In addition to the transactions that comprise the stimuli, weighted random choice can also apply to system initialization. Here, a set of registers, and potentially other resources, is randomly initialized. The initialization values are then used later in the test-case. A simple form of testing knowledge may bias the random selection of values for each register (or resource) separately. A more advanced form is to create dependencies between different registers (or register fields) of the same component, and an even more advanced form is to create dependencies between resources from different components. The precise nature of these dependencies is related to the function of the DUV.

#### 4. **RESOURCE CONTENTION**

System-level bugs are often related to scenarios in which several consumers contend for the usage of a single resource. It is therefore beneficial to create a TK mechanism that causes multiple 'agents' in the system to access a single resource, preferably during a limited time interval. Note that the existence of several consumers is closely related to systems: it is derived from the existence of multiple components.

One way to cause contention for resources is though an *address collision* mechanism. In many systems the concept of a systemaddress is the main way to identify resources. In these systems, it is typically beneficial to cause multiple accesses to the same addresses. This is especially true in systems with a complex cache hierarchy: Completely random accesses would practically only cause cache misses, while address collisions would also cause cache hits, cast-outs, and potentially various cache related corner cases.

An address collision mechanism can be implemented using a queue that contains pairs of the form (*address, length*) (*length* is the number of bytes accesses by a transaction). Following every transaction that uses an address, we push a new pair into the queue, and potentially remove a pair if the queue is full. With some probability, the address and length properties of a new transaction are generated to form a collision with one of the pairs in the queue.

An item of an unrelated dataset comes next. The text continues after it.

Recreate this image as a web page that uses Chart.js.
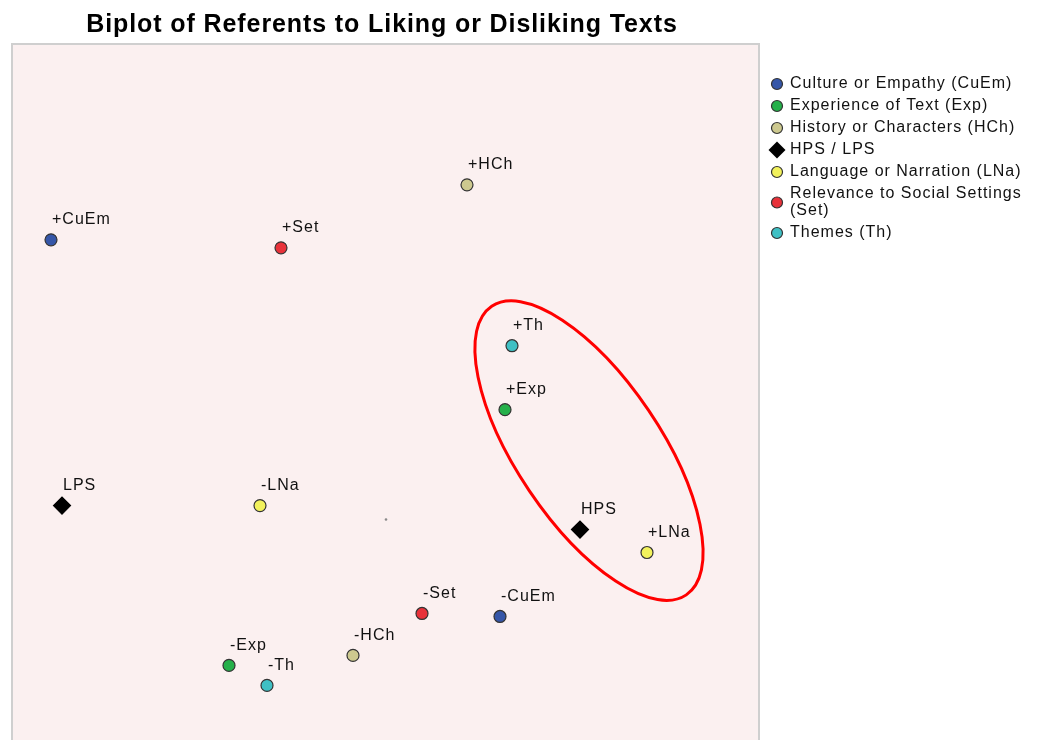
<!DOCTYPE html>
<html>
<head>
<meta charset="utf-8">
<script src="https://cdn.jsdelivr.net/npm/chart.js@4"></script>
<style>
  html, body { margin: 0; padding: 0; background: #fff; overflow: hidden; }
  #wrap { width: 1038px; height: 800px; }
</style>
</head>
<body>
<div id="wrap"><canvas id="biplot"></canvas></div>
<script>
// Chart data
const chartTitle = 'Biplot of Referents to Liking or Disliking Texts';
const groupNames = ['Culture or Empathy (CuEm)', 'Experience of Text (Exp)', 'History or Characters (HCh)', 'HPS / LPS', 'Language or Narration (LNa)', ['Relevance to Social Settings', '(Set)'], 'Themes (Th)'];
const groupColors = ['#3556a8', '#25b04a', '#cdc98f', '#000000', '#f2f25c', '#e8323a', '#3fc0c4'];

const pointLabels = ['+CuEm', '-CuEm', '+Exp', '-Exp', '+HCh', '-HCh', 'HPS', 'LPS', '+LNa', '-LNa', '+Set', '-Set', '+Th', '-Th'];
const pointGroup  = [0, 0, 1, 1, 2, 2, 3, 3, 4, 4, 5, 5, 6, 6];
const xValues = [-3.35, 1.14, 1.19, -1.57, 0.81, -0.33, 1.94, -3.24, 2.61, -1.26, -1.05, 0.36, 1.26, -1.19];
const yValues = [2.80, -0.97, 1.10, -1.46, 3.35, -1.36, -0.10, 0.14, -0.33, 0.14, 2.72, -0.94, 1.74, -1.66];

// ellipse drawn round the high group: centre, half axes, tilt (degrees)
const ellipseCenter = [2.03, 0.69];
const ellipseAxes = [1.74, 0.72];
const ellipseTilt = -56;

const FONT = 'Arial, "Liberation Sans", sans-serif';

// one dataset per group
const datasets = groupNames.map((name, g) => {
  const pts = [];
  const lbls = [];
  pointGroup.forEach((pg, i) => {
    if (pg === g) {
      pts.push({ x: xValues[i], y: yValues[i] });
      lbls.push(pointLabels[i]);
    }
  });
  const isDiamond = g === 3;
  return {
    label: Array.isArray(name) ? name.join(' ') : name,
    data: pts,
    pointLabels: lbls,
    pointStyle: isDiamond ? 'rectRot' : 'circle',
    pointRadius: isDiamond ? 8.5 : 6,
    pointHoverRadius: isDiamond ? 8.5 : 6,
    backgroundColor: groupColors[g],
    borderColor: isDiamond ? '#000' : '#333',
    borderWidth: 1.2
  };
});
// origin marker
datasets.push({
  label: 'origin',
  data: [{ x: 0, y: 0 }],
  pointRadius: 1.3,
  backgroundColor: '#8a8a8a',
  borderColor: '#8a8a8a',
  borderWidth: 0,
  noLabel: true
});

const decor = {
  id: 'decor',
  beforeDatasetsDraw(chart) {
    const { ctx, chartArea: a } = chart;
    ctx.save();
    ctx.fillStyle = '#fbf0f0';
    ctx.fillRect(a.left, a.top, a.right - a.left, a.bottom - a.top);
    ctx.strokeStyle = '#cfcfcf';
    ctx.lineWidth = 2;
    ctx.strokeRect(a.left, a.top, a.right - a.left, a.bottom - a.top);
    // title
    ctx.font = 'bold 25px ' + FONT;
    ctx.letterSpacing = '0.9px';
    ctx.fillStyle = '#000';
    ctx.textAlign = 'center';
    ctx.textBaseline = 'middle';
    ctx.fillText(chartTitle, 382, 25);
    ctx.restore();
  },
  afterDatasetsDraw(chart) {
    const { ctx, scales: { x, y } } = chart;
    ctx.save();
    // point labels
    ctx.font = '16px ' + FONT;
    ctx.letterSpacing = '1px';
    ctx.fillStyle = '#111';
    ctx.textAlign = 'left';
    ctx.textBaseline = 'middle';
    chart.data.datasets.forEach((ds, di) => {
      if (ds.noLabel) return;
      chart.getDatasetMeta(di).data.forEach((el, i) => {
        ctx.fillText(ds.pointLabels[i], el.x + 1, el.y - 20);
      });
    });
    // ellipse
    const cx = x.getPixelForValue(ellipseCenter[0]);
    const cy = y.getPixelForValue(ellipseCenter[1]);
    const rx = x.getPixelForValue(ellipseCenter[0] + ellipseAxes[0]) - cx;
    const ry = cy - y.getPixelForValue(ellipseCenter[1] + ellipseAxes[1]);
    ctx.beginPath();
    ctx.ellipse(cx, cy, rx, ry, -ellipseTilt * Math.PI / 180, 0, Math.PI * 2);
    ctx.strokeStyle = '#f00';
    ctx.lineWidth = 3;
    ctx.stroke();

    // legend
    const lx = 777, tx = 790;
    let ly = 84;
    ctx.textBaseline = 'middle';
    groupNames.forEach((name, g) => {
      const lines = Array.isArray(name) ? name : [name];
      const cyL = ly + (lines.length - 1) * 17 / 2;
      ctx.beginPath();
      if (g === 3) {
        ctx.moveTo(lx, cyL - 8.5);
        ctx.lineTo(lx + 8.5, cyL);
        ctx.lineTo(lx, cyL + 8.5);
        ctx.lineTo(lx - 8.5, cyL);
        ctx.closePath();
        ctx.fillStyle = '#000';
        ctx.fill();
      } else {
        ctx.arc(lx, cyL, 5.5, 0, Math.PI * 2);
        ctx.fillStyle = groupColors[g];
        ctx.fill();
        ctx.strokeStyle = '#333';
        ctx.lineWidth = 1.2;
        ctx.stroke();
      }
      ctx.fillStyle = '#111';
      lines.forEach((t, k) => ctx.fillText(t, tx, ly + k * 17));
      ly += 22 + (lines.length - 1) * 17;
    });
    ctx.restore();
  }
};

new Chart(document.getElementById('biplot'), {
  type: 'scatter',
  data: { datasets },
  options: {
    responsive: true,
    maintainAspectRatio: false,
    animation: false,
    layout: { padding: { left: 12, right: 279, top: 44, bottom: 5 } },
    scales: {
      x: { display: false, min: -3.74, max: 3.73 },
      y: { display: false, min: -2.71, max: 4.76 }
    },
    plugins: {
      legend: { display: false },
      tooltip: { enabled: false },
      title: { display: false }
    }
  },
  plugins: [decor]
});
</script>
</body>
</html>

Consider an example with a queue of size 3. At some point of

the generation process, the queue contains the pairs

#### [(0x1000, 0x10), (0x1100, 0x20), (0x1200, 0x30)]

At that point, we generate a new transaction, and randomly decide it will not be biased by the address collision mechanism. The address and length of the new transaction are selected to be (1300, 0x8). Following this transaction, the state of the queue is

#### [(1300, 0x8), (0x1000, 0x10), (0x1100, 0x20)]

We then choose to generate a transaction that is affected by the address collision mechanism, for example (10F8, 0x20). This transaction collides with the last pair in the queue.

The usage of a queue as a data structure for holding candidate pairs for collision serves two purposes. First, it allows for a performance efficient generation process. Saving *all* the previous accesses may result in a huge data structure, which in turn slows down the generation. Second, it aims at collisions not only on a certain resource (e.g., a cache line), but also in time.

The basic address collision mechanism described here can be expanded in various ways. In Section 6, we will show how this mechanism can be combined with topology and configuration based TK mechanisms. Another enhancement would be to provide more information to the algorithm that causes collisions for a newly generated transaction. For example, for a DUV that includes an L2 cache, we may aim for transactions that collide on the same L2 cache-line, and not necessarily on the exact same address. This can be further enhanced to collision mechanisms for various addressbased resources in the system (e.g., cache congruence classes, translation pages, etc.).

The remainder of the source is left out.